Meeker was a fixture for many years on Here & Now, where he specialized in segments like Collect A Wreck, which cast a bright light on the environmental degradation of the then-common habit in some communities of dumping old car wrecks in ditches, woods and streams.
"Ken had this great ability to connect with the viewer on camera," said Here & Now co-host Jonathan Crowe, who added he learned a great deal about storytelling and television reporting from Meeker.
His success, Crowe said, was due to the fact that Meeker was always genuine.
"What you saw on camera was who he was around the office," he said.
Geoff Meeker, one of Ken Meeker's four children and a former journalist himself, said his father did much to raise environmental awareness and was "damn good at what he did" on the air.
"When you see him in action on those old clips, you will see what I mean," he said.
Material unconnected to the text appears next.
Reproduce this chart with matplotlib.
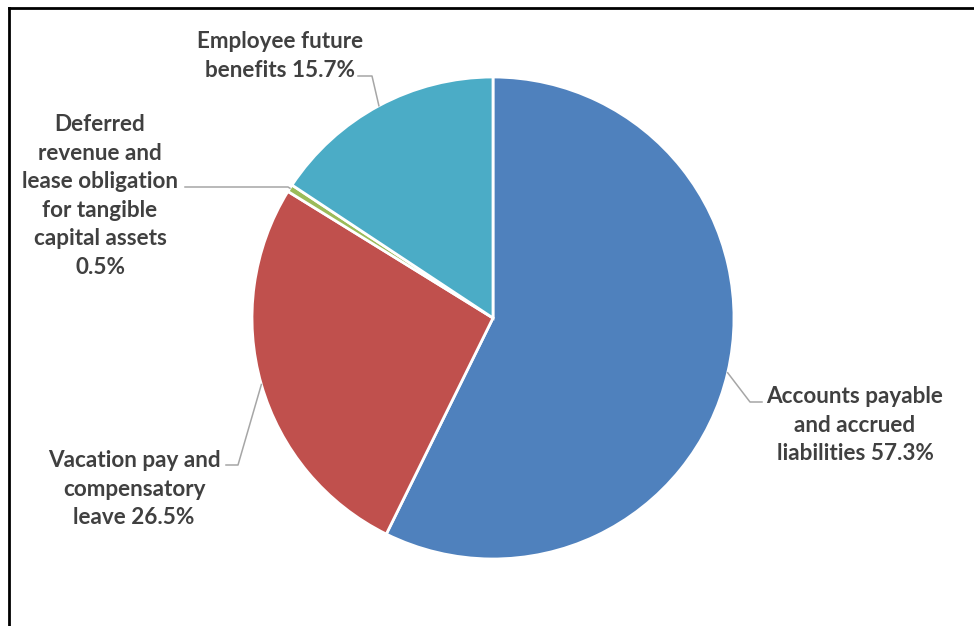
import numpy as np
import matplotlib
matplotlib.use("Agg")
import matplotlib.pyplot as plt
from matplotlib.lines import Line2D

# ---- data ----
categories = [
    "Accounts payable\nand accrued\nliabilities",
    "Vacation pay and\ncompensatory\nleave",
    "Deferred\nrevenue and\nlease obligation\nfor tangible\ncapital assets",
    "Employee future\nbenefits",
]
values = [57.3, 26.5, 0.5, 15.7]
colors = ["#4F81BD", "#C0504D", "#9BBB59", "#4BACC6"]
label_sep = [" ", " ", "\n", " "]

W, H = 974, 626
fig = plt.figure(figsize=(W / 100, H / 100), dpi=100)
fig.patch.set_facecolor("white")

cx, cy, R = 493, 318, 241  # pixel layout of the pie
ax = fig.add_axes([(cx - R) / W, (H - cy - R) / H, 2 * R / W, 2 * R / H])

wedges, _ = ax.pie(values, colors=colors, startangle=90, counterclock=False,
                   radius=1, center=(0, 0), frame=False,
                   wedgeprops=dict(edgecolor="white", linewidth=2))
ax.set_xlim(-1, 1)
ax.set_ylim(-1, 1)
ax.set_aspect("equal")
ax.axis("off")

def px(x, y):
    return ((x - cx) / R, (cy - y) / R)

# label layout (pixel positions): text center, elbow point, line end at text
layout = [
    dict(text=(855, 425), elbow=(750, 402), end=(762, 402)),
    dict(text=(134, 489), elbow=(238, 465), end=(226, 465)),
    dict(text=(100, 196), elbow=(288, 187), end=(185, 187)),
    dict(text=(280, 56), elbow=(372, 76), end=(358, 76)),
]

txt_color = "#404040"
for w, cat, v, sep, lay in zip(wedges, categories, values, label_sep, layout):
    mid = np.deg2rad((w.theta1 + w.theta2) / 2)
    ax_pt = (np.cos(mid), np.sin(mid))
    e = px(*lay["elbow"])
    en = px(*lay["end"])
    ax.plot([ax_pt[0], e[0], en[0]], [ax_pt[1], e[1], en[1]],
            color="#A6A6A6", lw=1.1, clip_on=False, zorder=1)
    t = px(*lay["text"])
    ax.text(t[0], t[1], f"{cat}{sep}{v:.1f}%", ha="center", va="center",
            fontsize=16.2, fontweight="bold", family="Lato", color=txt_color,
            linespacing=1.45, clip_on=False)

# border (top and left)
fig.add_artist(Line2D([8.5 / W, 1.0], [1 - 8 / H, 1 - 8 / H],
                      transform=fig.transFigure, color="black", lw=2))
fig.add_artist(Line2D([8.5 / W, 8.5 / W], [0, 1 - 8 / H],
                      transform=fig.transFigure, color="black", lw=2))

fig.savefig("out.png", dpi=100)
"It's a timeless skill and many journalists today could watch and learn from his technique — or, rather, lack of technique. He was himself, all the time, on TV or off, and I think people picked up on that."
Meeker, who moved to Newfoundland in 1961 for a job at CJON, later worked at the Newfoundland Herald before joining the CBC.
In the 1980s, he turned his own decision to quit smoking into an on-air mission, encouraging others to do so, too.
In his final years at Here & Now, in the 1990s, he fronted an archival segment called Remember When.
After his retirement, he served on Mount Pearl city council.